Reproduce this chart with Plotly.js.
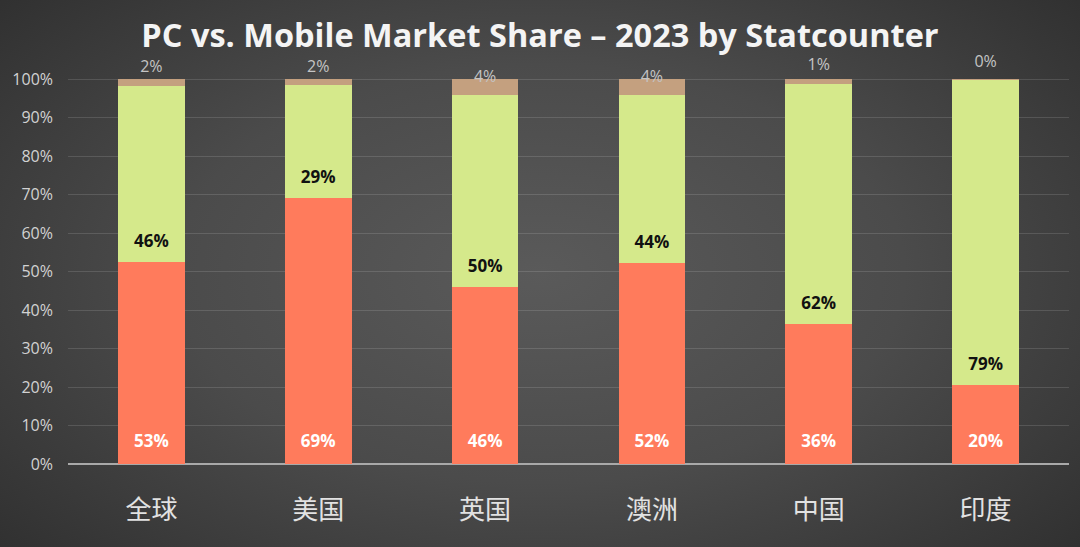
<!DOCTYPE html>
<html>
<head>
<meta charset="utf-8">
<script src="https://cdn.plot.ly/plotly-3.0.1.min.js"></script>
<style>
  html, body { margin: 0; padding: 0; width: 1080px; height: 547px; overflow: hidden; }
  body { background: radial-gradient(ellipse 75% 85% at 50% 50%, #5a5a5a 0%, #4b4b4b 45%, #2a2a2a 100%); }
  #chart { width: 1080px; height: 547px; }
</style>
</head>
<body>
<div id="chart"></div>
<script>
const categories = ["全球", "美国", "英国", "澳洲", "中国", "印度"];
const pcShare     = [52.5, 69.1, 46.0, 52.2, 36.4, 20.4];
const mobileShare = [45.7, 29.3, 49.8, 43.6, 62.3, 79.3];
const tabletShare = [1.8, 1.6, 4.2, 4.2, 1.3, 0.3];
const yTickVals = [0, 10, 20, 30, 40, 50, 60, 70, 80, 90, 100];
const yTickText = ["0%", "10%", "20%", "30%", "40%", "50%", "60%", "70%", "80%", "90%", "100%"];

const fmt = v => Math.round(v) + "%";
const pcBase = categories.map(() => 0);
const mobileBase = pcShare.slice();
const tabletBase = pcShare.map((v, i) => v + mobileShare[i]);

const barCommon = { type: "bar", x: categories, hoverinfo: "skip", showlegend: false };
const traces = [
  Object.assign({}, barCommon, { name: "PC", y: pcShare, marker: { color: "#ff7b5c" } }),
  Object.assign({}, barCommon, { name: "Mobile", y: mobileShare, marker: { color: "#d5e98b" } }),
  Object.assign({}, barCommon, { name: "Tablet", y: tabletShare, marker: { color: "#c4a07f" } }),
  { type: "scatter", mode: "text", x: categories, y: pcBase.map(b => b + 5.5),
    text: pcShare.map(fmt), textfont: { family: "Open Sans", size: 17, color: "#ffffff", weight: "bold" },
    cliponaxis: false, hoverinfo: "skip", showlegend: false },
  { type: "scatter", mode: "text", x: categories, y: mobileBase.map(b => b + 5.0),
    text: mobileShare.map(fmt), textfont: { family: "Open Sans", size: 17, color: "#111111", weight: "bold" },
    cliponaxis: false, hoverinfo: "skip", showlegend: false },
  { type: "scatter", mode: "text", x: categories, y: tabletBase.map(b => b + 4.6),
    text: tabletShare.map(fmt), textfont: { family: "Open Sans", size: 16, color: "#c4c4c4" },
    cliponaxis: false, hoverinfo: "skip", showlegend: false }
];

const layout = {
  width: 1080, height: 547,
  margin: { l: 68, r: 11, t: 56, b: 83 },
  paper_bgcolor: "rgba(0,0,0,0)",
  plot_bgcolor: "rgba(0,0,0,0)",
  barmode: "stack",
  bargap: 0.6,
  title: {
    text: "PC vs. Mobile Market Share – 2023 by Statcounter",
    font: { family: "Open Sans", size: 32.5, color: "#f4f4f4", weight: "bold" },
    x: 0.5, xanchor: "center", xref: "container",
    y: 0.934, yanchor: "middle", yref: "container"
  },
  xaxis: {
    type: "category",
    tickfont: { family: "Noto Sans CJK SC", size: 26, color: "#e2e2e2" },
    ticklabelstandoff: 28,
    showgrid: false,
    showline: false,
    zeroline: false,
    fixedrange: true
  },
  yaxis: {
    range: [0, 106],
    tickvals: yTickVals,
    ticktext: yTickText,
    tickfont: { family: "Open Sans", size: 16, color: "#d2d2d2" },
    ticklabelstandoff: 14,
    showgrid: true,
    gridcolor: "rgba(255,255,255,0.13)",
    gridwidth: 1,
    zeroline: true,
    zerolinecolor: "#a9a9a9",
    zerolinewidth: 2,
    showline: false,
    fixedrange: true
  },
  font: { family: "Open Sans", color: "#dddddd" }
};

Plotly.newPlot("chart", traces, layout, { displayModeBar: false, staticPlot: true });
</script>
</body>
</html>
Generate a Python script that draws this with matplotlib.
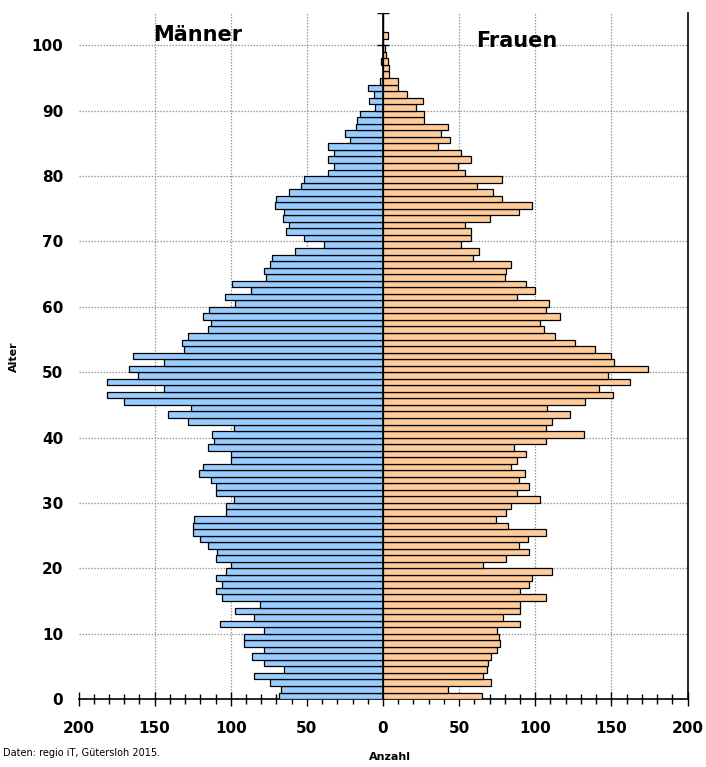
import matplotlib
matplotlib.use("Agg")
import matplotlib.pyplot as plt
import numpy as np

ages = list(range(0, 105))
maenner = [68, 67, 74, 85, 65, 78, 86, 78, 91, 91,
           78, 107, 85, 97, 81, 106, 110, 106, 110, 103,
           100, 110, 109, 115, 120, 125, 125, 124, 103, 103,
           98, 110, 110, 113, 121, 118, 100, 100, 115, 111,
           112, 98, 128, 141, 126, 170, 181, 144, 181, 161,
           167, 144, 164, 131, 132, 128, 115, 113, 118, 114,
           97, 104, 87, 99, 77, 78, 74, 73, 58, 39,
           52, 64, 62, 66, 65, 71, 70, 62, 54, 52,
           36, 32, 36, 32, 36, 22, 25, 18, 17, 15,
           5, 9, 6, 10, 2, 0, 0, 1, 0, 0,
           0, 0, 0, 0, 0]
frauen = [65, 43, 71, 66, 68, 69, 71, 75, 77, 76,
          75, 90, 79, 90, 90, 107, 90, 96, 98, 111,
          66, 81, 96, 89, 95, 107, 82, 74, 81, 84,
          103, 88, 96, 89, 93, 84, 88, 94, 86, 107,
          132, 107, 111, 123, 108, 133, 151, 142, 162, 148,
          174, 152, 150, 139, 126, 113, 106, 103, 116, 107,
          109, 88, 100, 94, 80, 81, 84, 59, 63, 51,
          58, 58, 54, 70, 89, 98, 78, 72, 62, 78,
          54, 49, 58, 51, 36, 44, 38, 43, 27, 27,
          22, 26, 16, 10, 10, 4, 4, 3, 2, 1,
          0, 3, 0, 0, 0]
xticks = [-200, -150, -100, -50, 0, 50, 100, 150, 200]
yticks = [0, 10, 20, 30, 40, 50, 60, 70, 80, 90, 100]

blue = "#99CCFF"
orange = "#FFCC99"

fig = plt.figure(figsize=(7.06, 7.67), dpi=100)
ax = fig.add_axes([78.5 / 706, 67.9 / 767, 609 / 706, 686.5 / 767])

m = np.array(maenner, dtype=float)
f = np.array(frauen, dtype=float)
ax.barh(ages, -m, height=1.0, left=0, align="edge", color=blue,
        edgecolor="black", linewidth=0.9, zorder=3)
ax.barh(ages, f, height=1.0, left=0, align="edge", color=orange,
        edgecolor="black", linewidth=0.9, zorder=3)

ax.set_xlim(-200, 200)
ax.set_ylim(0, 105)

# grid
for xv in xticks[1:-1]:
    if xv != 0:
        ax.axvline(xv, color="#999999", linestyle=(0, (1.2, 1.2)), linewidth=0.9, zorder=1)
for yv in yticks[1:]:
    ax.axhline(yv, color="#999999", linestyle=(0, (1.2, 1.2)), linewidth=0.9, zorder=1)

# central axis
ax.axvline(0, color="black", linewidth=1.2, zorder=4)
ax.plot([0] * 2, [100, 105], linestyle="none", marker="_", markersize=8,
        markeredgewidth=1.0, color="black", zorder=5)

for s in ["left", "top"]:
    ax.spines[s].set_visible(False)
ax.spines["right"].set_linewidth(1.2)
ax.spines["bottom"].set_linewidth(1.2)

ax.set_xticks(xticks)
ax.set_xticklabels([str(abs(v)) for v in xticks], fontsize=11, fontweight="bold")
ax.set_xticks(np.arange(-200, 201, 10), minor=True)
ax.tick_params(axis="x", which="major", direction="inout", length=10, width=1.0, pad=11)
ax.tick_params(axis="x", which="minor", direction="inout", length=7, width=1.0)

ax.set_yticks(yticks)
ax.set_yticklabels([str(v) for v in yticks], fontsize=11, fontweight="bold")
ax.tick_params(axis="y", which="major", length=0, pad=11)

ax.text(-122, 101.5, "Männer", fontsize=15, fontweight="bold", ha="center", va="center")
ax.text(88, 100.6, "Frauen", fontsize=15, fontweight="bold", ha="center", va="center")

fig.text(14 / 706, 1 - 357 / 767, "Alter", rotation=90, fontsize=8, fontweight="bold",
         ha="center", va="center")
fig.text(390 / 706, 1 - 757 / 767, "Anzahl", fontsize=8, fontweight="bold",
         ha="center", va="center")
fig.text(3 / 706, 1 - 753 / 767, "Daten: regio iT, Gütersloh 2015.", fontsize=7,
         ha="left", va="center")

fig.savefig("out.png", dpi=100)
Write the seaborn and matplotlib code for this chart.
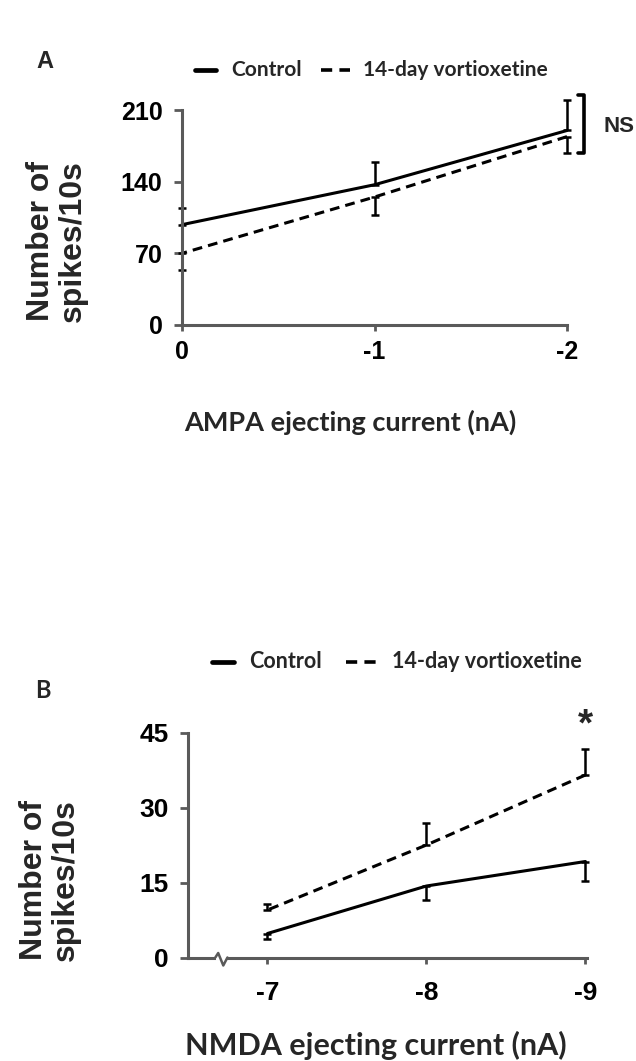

........

» YOUR INSTRUCTIONS
From the line that has "Generate a Python" through the line that has "ax = fig.add_axes([78.5", reproduce each line exactly as it stands and nothing else; do not include any pictures.

» WORKED SOLUTION
Generate a Python script that draws this with matplotlib.
import matplotlib
matplotlib.use("Agg")
import matplotlib.pyplot as plt
import numpy as np

ages = list(range(0, 105))
maenner = [68, 67, 74, 85, 65, 78, 86, 78, 91, 91,
           78, 107, 85, 97, 81, 106, 110, 106, 110, 103,
           100, 110, 109, 115, 120, 125, 125, 124, 103, 103,
           98, 110, 110, 113, 121, 118, 100, 100, 115, 111,
           112, 98, 128, 141, 126, 170, 181, 144, 181, 161,
           167, 144, 164, 131, 132, 128, 115, 113, 118, 114,
           97, 104, 87, 99, 77, 78, 74, 73, 58, 39,
           52, 64, 62, 66, 65, 71, 70, 62, 54, 52,
           36, 32, 36, 32, 36, 22, 25, 18, 17, 15,
           5, 9, 6, 10, 2, 0, 0, 1, 0, 0,
           0, 0, 0, 0, 0]
frauen = [65, 43, 71, 66, 68, 69, 71, 75, 77, 76,
          75, 90, 79, 90, 90, 107, 90, 96, 98, 111,
          66, 81, 96, 89, 95, 107, 82, 74, 81, 84,
          103, 88, 96, 89, 93, 84, 88, 94, 86, 107,
          132, 107, 111, 123, 108, 133, 151, 142, 162, 148,
          174, 152, 150, 139, 126, 113, 106, 103, 116, 107,
          109, 88, 100, 94, 80, 81, 84, 59, 63, 51,
          58, 58, 54, 70, 89, 98, 78, 72, 62, 78,
          54, 49, 58, 51, 36, 44, 38, 43, 27, 27,
          22, 26, 16, 10, 10, 4, 4, 3, 2, 1,
          0, 3, 0, 0, 0]
xticks = [-200, -150, -100, -50, 0, 50, 100, 150, 200]
yticks = [0, 10, 20, 30, 40, 50, 60, 70, 80, 90, 100]

blue = "#99CCFF"
orange = "#FFCC99"

fig = plt.figure(figsize=(7.06, 7.67), dpi=100)
ax = fig.add_axes([78.5 / 706, 67.9 / 767, 609 / 706, 686.5 / 767])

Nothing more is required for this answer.